Both before and after the conference itself, many other individuals provided invaluable assistance in a number of ways. I would like to thank Stephen Owen, who was co-organizer of the conference, for his instrumental role in conceiving of and developing the plans for the meeting, which, to the deep regret of us all, he was unable to attend; his presence was sorely missed, but his thoughts and statements about the subject were in evidence throughout the proceedings and have been reflected in this introductory essay as well. I would also like to acknowledge the valuable advice and support of the other members of the planning committee, Kang-i Sun Chang, Grace Fong, Shuen-fu Lin, and Tim Wixted, who cheerfully endured a weekend of brutal heat in the summer of 1988 to draft a framework for the meeting.

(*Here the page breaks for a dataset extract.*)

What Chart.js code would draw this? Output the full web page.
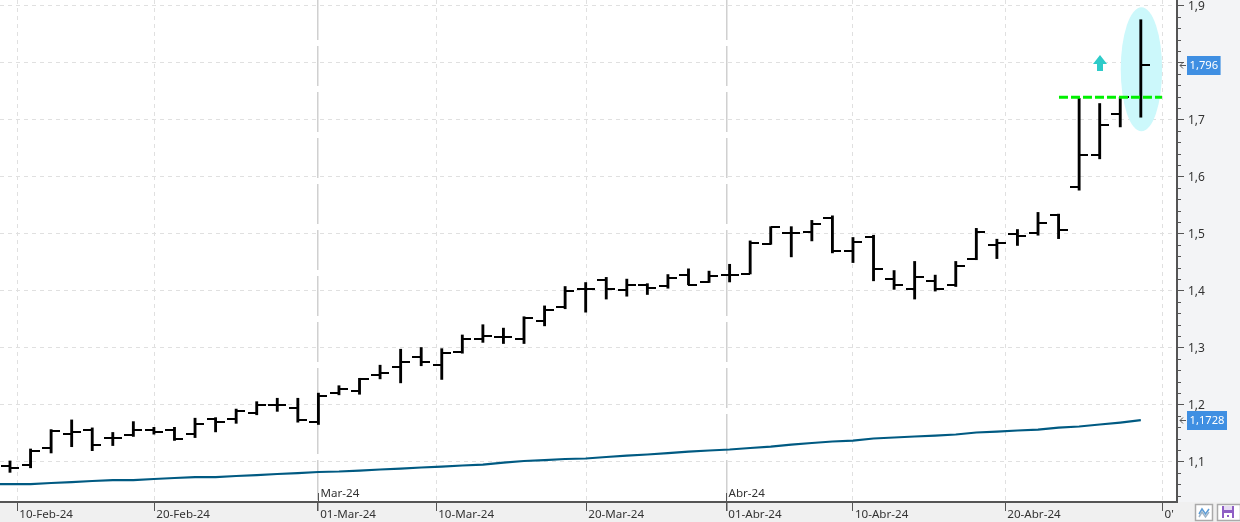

Edward Peng, a graduate student in Comparative Literature at the University of California, Irvine, provided crucial last-minute assistance in the preparation of the manuscript for publication, for which I am very grateful. Thanks are also due to Victor Tam and the other obliging staff members of the Humanities Computing Facility at U.C. Irvine, who resolved the countless hardware and software problems created by my attempts to coordinate and make sense of the Babel of languages and formats in which these essays arrived on my desk. The contributors to this volume
benefited from the many helpful comments and suggestions offered by the two reviewers of the manuscript, although we resolutely retained the diversity of our individual voices. In addition, we are very grateful to Deborah Rudolph at the University of California Press for her extra-ordinarily meticulous and sensitive copyediting, and to editors Sheila Levine and Betsey Scheiner for their enthusiastic support of the volume. Finally, all of the participants at the conference owe a profound debt of gratitude to the three rapporteurs—Pauline Lin, Kathy Lowry, and Sophie Volpp—whose unstinting efforts before, during, and after the conference made possible a transmission of the record that any chronicler of the song lyric could not but contemplate with a sigh of deepest envy.